The flaw in reliance on Morley is the difference in the constitutional provisions in question. The provision in question in Morley Bros, Const 1908, art 10, § 21, permitted no exceptions to the 15-mill limitation. This is in clear contrast to Headlee’s language permitting the levy of taxes authorized by previous legislation.

We note, in addition, that we have previously disapproved use of those notes given that they were not published until after the Headlee Amendment was ratified. Durant v State Bd of Ed, 424 Mich 364, 382, n 12; 381 NW2d 662 (1985).

For example, ch 38 of the RJA establishes the right to a cause of action to abate public nuisances. MCL 600.3801 et seq.; MSA 27A.3801 et seq. Similarly, ch 43 of the RJA establishes both the power to issue, and the right to request, a writ of habeas corpus. MCL 600.4301 et seq.; MSA 27A.4301 et seq. Indeed, the title of the RJA refers to such things as “the organization and jurisdiction of the courts,” court “powers and duties,” and “the forms and attributes of civil claims and actions,” all of which can refer to substantive rights.

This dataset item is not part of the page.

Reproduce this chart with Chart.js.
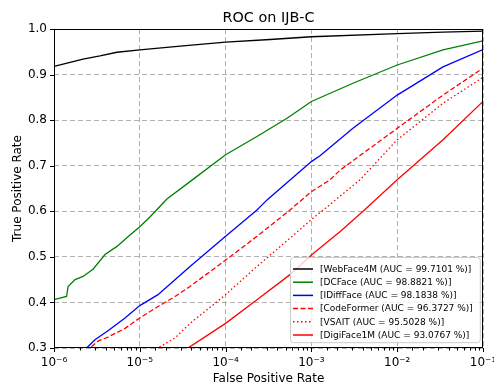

See Kingsley Associates, Inc v Moll PlastiCrafters, Inc, 65 F3d 498, 507-508 (CA 6, 1995).

Each city charter shall provide:

For annually laying and collecting taxes in a sum, except as otherwise provided by law, not to exceed 2% of the assessed value of the real and personal property in the city. Unless the charter provides for a different tax rate limitation, the governing body of a city may levy and collect taxes for municipal purposes in a sum not to exceed 1% of the assessed value of the real and personal property in the city, subject to section la of chapter 7 of the municipal finance act, Act No. 202 of the Public Acts of 1943, as amended, being section 137.1a of the Michigan Compiled Laws.